▸ Material to process:
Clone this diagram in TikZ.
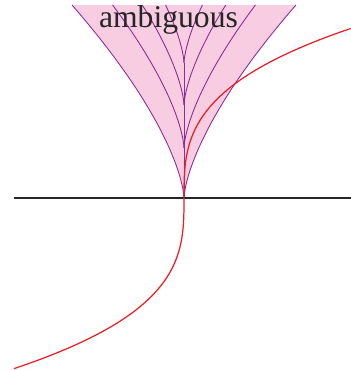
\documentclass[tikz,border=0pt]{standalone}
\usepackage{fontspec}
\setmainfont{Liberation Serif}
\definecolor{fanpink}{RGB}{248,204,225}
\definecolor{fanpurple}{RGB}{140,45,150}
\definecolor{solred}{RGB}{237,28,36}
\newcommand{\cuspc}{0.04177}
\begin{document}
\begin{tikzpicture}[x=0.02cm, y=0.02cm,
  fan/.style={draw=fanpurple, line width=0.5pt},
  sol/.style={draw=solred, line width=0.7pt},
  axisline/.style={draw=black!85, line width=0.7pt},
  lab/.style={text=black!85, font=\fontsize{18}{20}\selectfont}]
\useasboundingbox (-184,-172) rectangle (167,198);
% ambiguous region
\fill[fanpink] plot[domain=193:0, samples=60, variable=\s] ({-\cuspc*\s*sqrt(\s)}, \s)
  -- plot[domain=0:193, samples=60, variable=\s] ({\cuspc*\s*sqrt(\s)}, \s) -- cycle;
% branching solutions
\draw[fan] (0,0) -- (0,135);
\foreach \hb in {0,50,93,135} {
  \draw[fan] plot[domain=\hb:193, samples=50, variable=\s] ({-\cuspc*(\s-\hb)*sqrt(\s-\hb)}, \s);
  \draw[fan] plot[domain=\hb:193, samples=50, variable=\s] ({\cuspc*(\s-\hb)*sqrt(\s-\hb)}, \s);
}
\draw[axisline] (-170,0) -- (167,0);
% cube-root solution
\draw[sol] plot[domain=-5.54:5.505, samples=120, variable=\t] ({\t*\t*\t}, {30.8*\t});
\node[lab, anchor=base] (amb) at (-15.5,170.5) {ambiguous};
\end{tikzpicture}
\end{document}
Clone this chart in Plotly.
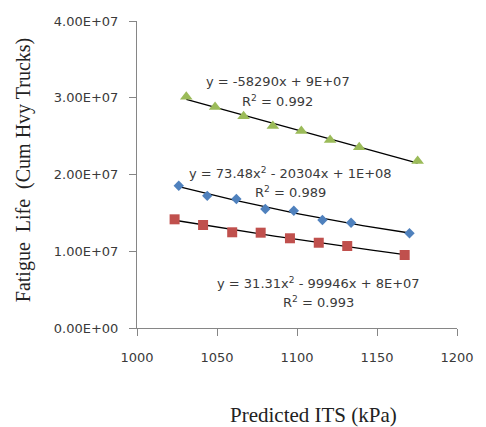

▸ Given request: All of the data above should be transcribed verbatim, with pictures omitted.

▸ Reply:
Clone this diagram in TikZ.
\documentclass[tikz,border=0pt]{standalone}
\usepackage{fontspec}
\setmainfont{Liberation Serif}
\definecolor{fanpink}{RGB}{248,204,225}
\definecolor{fanpurple}{RGB}{140,45,150}
\definecolor{solred}{RGB}{237,28,36}
\newcommand{\cuspc}{0.04177}
\begin{document}
\begin{tikzpicture}[x=0.02cm, y=0.02cm,
  fan/.style={draw=fanpurple, line width=0.5pt},
  sol/.style={draw=solred, line width=0.7pt},
  axisline/.style={draw=black!85, line width=0.7pt},
  lab/.style={text=black!85, font=\fontsize{18}{20}\selectfont}]
\useasboundingbox (-184,-172) rectangle (167,198);
% ambiguous region
\fill[fanpink] plot[domain=193:0, samples=60, variable=\s] ({-\cuspc*\s*sqrt(\s)}, \s)
  -- plot[domain=0:193, samples=60, variable=\s] ({\cuspc*\s*sqrt(\s)}, \s) -- cycle;
% branching solutions
\draw[fan] (0,0) -- (0,135);
\foreach \hb in {0,50,93,135} {
  \draw[fan] plot[domain=\hb:193, samples=50, variable=\s] ({-\cuspc*(\s-\hb)*sqrt(\s-\hb)}, \s);
  \draw[fan] plot[domain=\hb:193, samples=50, variable=\s] ({\cuspc*(\s-\hb)*sqrt(\s-\hb)}, \s);
}
\draw[axisline] (-170,0) -- (167,0);
% cube-root solution
\draw[sol] plot[domain=-5.54:5.505, samples=120, variable=\t] ({\t*\t*\t}, {30.8*\t});
\node[lab, anchor=base] (amb) at (-15.5,170.5) {ambiguous};
\end{tikzpicture}
\end{document}
Clone this chart in Plotly.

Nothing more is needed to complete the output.